Entre deux nuances, loin de mes anciens tailleurs noir et blanc, j'ai changé. Je n'ai pas brouillé mes repères, j'ai juste pris mes dix semaines de congés de retard sur les quatre dernières années. Sans jamais compter mes heures, sans même comprendre ce que voulaient dire des semaines de trente cinq heures quand j'accumulais ce temps derrière mon ordinateur entre lundi et mercredi soir, j'ai enfin lever le pied. Un matin, j'ai contacté mon supérieur par skype, sur un autre continent, je lui fait un point sur les projets actuels. Et j'ai enchaîné en annonçant ma pause à partir du soir même. J'ai regardé son regard figé et furieux, surpris aussi par tant d'impertinence, voire même d'inconséquence de ma part. Deux remarques, une évoquant ma carrière, mon évolution vers un poste promis de consultante senior, une autre sur mes avantages à continuer, sur une pause simple d'une demie-journée avant de revenir demain. J'ai coupé son élan, j'ai dit non, refusant son semblant d'autorité. En concluant pour lui sur des résumés prévus pour ce soir, sur chacun des projets en cours, sur le transferts de compétences vers tel collaborateur ou vers tel sous-traitant, j'ai coupé la connexion, j'ai écrit pendant des heures, synthétisant l'ensemble des informations utiles avant cette pause.
Pas vraiment des vacances, pas un congé maladie car j'allais bien, du moins sans souci physique, mais un arrêt dans la course au boulot. Oui j'avais un appartement, payé avec mon large salaire et toutes mes primes pour les projets convertis en succès. Mais je ne faisais qu'y dormir dans cette sublime chambre au design épuré. Je connaissais si peu les lieux, que je n'aurai pas pu décrire la couleur des rideaux, car je ne recevais personne, je travaillais sur la table de la cuisine, en mangeant des plats livrés directement après quelques clics sur une appli de mon mobile. La femme de ménage que je payais pour nettoyer, je ne l'avais vu que pour lui donner les clefs, elle devait mieux connaître que moi l'appartement. Je partais tôt pour le bureau, pour travailler dans les locaux d'un client français ou international, je revenais tard, parfois, je somnolais sur une chaise dans mon coin d'open-space, ou parfois encore je dormais à l'hôtel le plus proche de mon bureau. Loin d'une vie superbe, mais pourtant avec une admiration de mes amis, que je voyais si peu, de ma famille, que je couvrais de cartes envoyées des quatre coins du monde. Mais j'étais absente des principaux événements, trop occupée pour être là pour un weekend de mariage, trop loin pour les enterrements, trop de trop pour tout le reste, même la naissance de la fille de ma sœur, pour son baptême où je devais être la marraine. J'emplissais mon temps d'un tout inexorable, mais je ne faisais rien d'autre que bosser.

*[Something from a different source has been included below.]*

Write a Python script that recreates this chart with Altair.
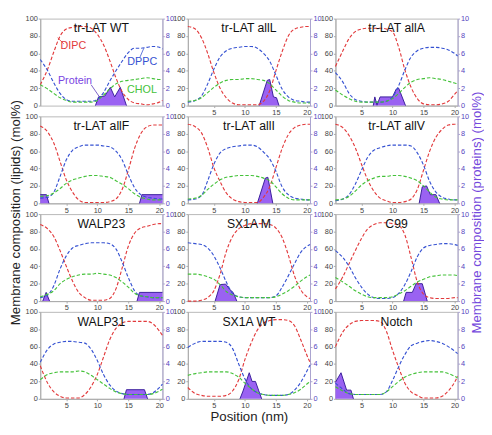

Alors j'ai décidé de cette pause, de ce moment pour freiner, pour me désintoxiquer de cette drogue volontaire qu'est le travail, de l'excitation si particulière des projets à lancer avant les autres, à définir pour avoir absolument le marché, à accomplir sans compromis, à finir dans des délais impossibles. Loin de tout cela, réveillée dans mon lit, trop tôt pour un jour où je n'irai pas travailler. J'ai ouvert le frigo, les placards pour constater que mon premier petit déjeuner serait bien maigre. Au final, j'allais pour m'habiller, mais constatant le noir de tous mes tailleurs, jupe ou pantalon avec une veste droite ou cintrée, j'ai cherché autre chose. Sans maquillage, avec juste un jean, un vieux pull tricotée par ma mère, je suis partie vers la vie, la ville. Prendre le temps de voir des gens, sans commander derrière mon écran. Sentir le pain chez le boulanger, craquer pour un croissant, un chausson aux pommes. Acheter des oranges et d'autres fruits pour les croquer, pour en sentir le jus frais et naturel dans ma bouche. J'ai pris ce temps de m'arrêter, de parler avec eux, de retrouver un peu de ce que j'étais. un souvenir de marché avec ma mère est revenu à moi. Des boutiques, j'ai regardé les vitrines, les couleurs. Alors j'ai essayé des tenues, plusieurs, sans comprendre mes propres hésitations. Mais je n'étais pas encore prête à ce changement soudain. J'ai opté pour le gris, les nuances de gris, escarpins, jupe fluide, pull léger en cachemire. Même un sac à main, pour oublier ma pochette d'ordinateur portable.
Respirer pour mieux apprécier le temps. D'ailleurs je ne sais plus exactement le nombre de jours, plusieurs semaines. Mais après ? Je ne sais pas encore si je continuerai, si je reprendrai ce rythme, si je changerai. Le ciel est bleu dehors, et pour le première fois, je me love sur mon canapé sans rien faire.